Il est vrai que l’Outre mer ou plutôt « les outre-mers », représentent une part importante et complexe de notre territoire. Pour arriver à saisir cette réalité complexe, je pense qu’il est nécessaire de ménager un temps d’écoute et d’analyse très en amont car ma vision de l’avenir de l’Outre-mer ne pourra que se nourrir de celle des ultramarins eux-mêmes.

Concernant les Antilles, ce que je peux d’ores et déjà dire, en ayant eu de multiples contacts avec des Antillais restés au pays ou avec ceux résidant en métropole, c’est que je vois l’avenir des Antilles « en grand ». J’ai l’intime conviction qu’il y a, dans ces territoires, une vitalité et une richesse que l’on ne trouve pas toujours ailleurs. L’enjeu réside dans le fait de pouvoir définir un projet commun suffisamment fédérateur pour que chacun puisse s’y retrouver et que toutes les énergies soient consacrées à la construction de l’avenir.

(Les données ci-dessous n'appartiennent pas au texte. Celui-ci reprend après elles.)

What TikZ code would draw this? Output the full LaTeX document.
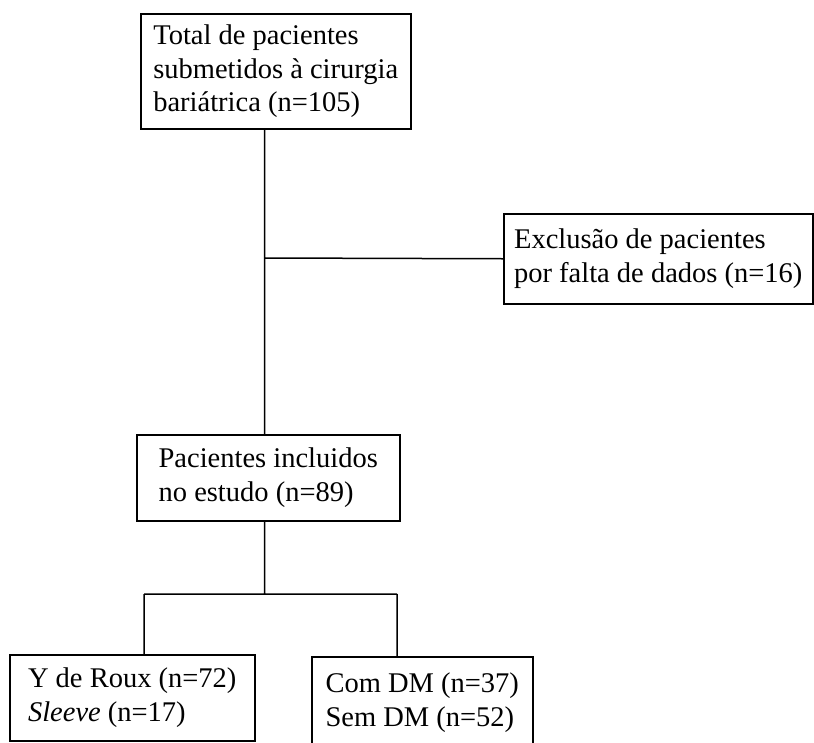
\documentclass[tikz,border=0pt]{standalone}
\usepackage{fontspec}
\setmainfont{Liberation Serif}
\begin{document}
\begin{tikzpicture}[x=1pt,y=-1pt,line width=1.5pt,
    caixa/.style={draw,anchor=north west,align=left,inner sep=0pt,
      font=\fontsize{28.5}{33.5}\selectfont}]
    \useasboundingbox (0,0) rectangle (814,742);
        \draw (140,13)  node[caixa,minimum width=270,minimum height=115] (total) {Total de pacientes\\submetidos à cirurgia\\bariátrica (n=105)};
        \draw (503,213) node[caixa,minimum width=309,minimum height=90] (exclusao) {Exclusão de pacientes\\por falta de dados (n=16)};
        \draw (136,434) node[caixa,minimum width=263,minimum height=86] (incluidos) {Pacientes incluidos\\no estudo (n=89)};
        \draw (9,654)   node[caixa,minimum width=245,minimum height=86] (tecnica) {Y de Roux (n=72)\\\textit{Sleeve} (n=17)};
        \draw (311,656) node[caixa,minimum width=221,minimum height=92] (dm) {Com DM (n=37)\\Sem DM (n=52)};
        \coordinate (j1) at (264.5,258);
        \coordinate (j2) at (264.5,594);
        \coordinate (r1) at (144,594);
        \coordinate (r2) at (397,594);
        \draw (total.south -| j1) -- (incluidos.north -| j1)
              (j1) -- (exclusao.west)
              (incluidos.south -| j2) -- (j2)
              (r1) -- (r2)
              (r1) -- (tecnica.north -| r1)
              (r2) -- (dm.north -| r2);
    \end{tikzpicture}
\end{document}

Le potentiel est là, dans tous les secteurs, pour peu que l’on fasse clairement le pari exigeant de la qualité afin de se démarquer des concurrents. C’est vrai dans le secteur agricole comme dans celui du tourisme. L’avenir est à l’ouverture au monde et à la coopération régionale et je pense, qu’en la matière, les Antilles sont une chance pour la France.

Vous êtes aussi le patron de l’UMP. Qu’en est-il des rapports entre l’UMP et les partis de la droite martiniquaise et guadeloupéenne (notamment Objectif Guadeloupe) qui tiennent à leur spécificité et leur autonomie ?

Depuis sa création l’UMP est riche de la diversité des familles de pensée qui l’animent. La culture de la diversité et du débat c’est notre quotidien et j’ai voulu que cela soit encore plus fort depuis que je suis élu. Cette absence d’uniformité c’est la garantie de faire naître des talents.

Ces partis sont apparus essentiellement pour répondre à des échéances locales. Je pense qu’à l’heure où c’est un nouveau calendrier politique national qui nous occupe, de très nombreux Antillais voudront rejoindre une aventure qui vise à fonder un nouvel espoir pour tous les Français.

Dans cette perspective, j’ai bien l’intention de leur dire que j’ai besoin d’eux et qu’ils peuvent compter sur moi. Ils trouveront à l’UMP les moyens de se faire entendre et de peser sur les décisions. A l’UMP nous sommes unis et libres.

Pour l’avenir, et dans le respect de ces principes, la relation avec ces partis est possible et normale. L’UMP n’est pas un parti unique et aucun parti ne peut l’être.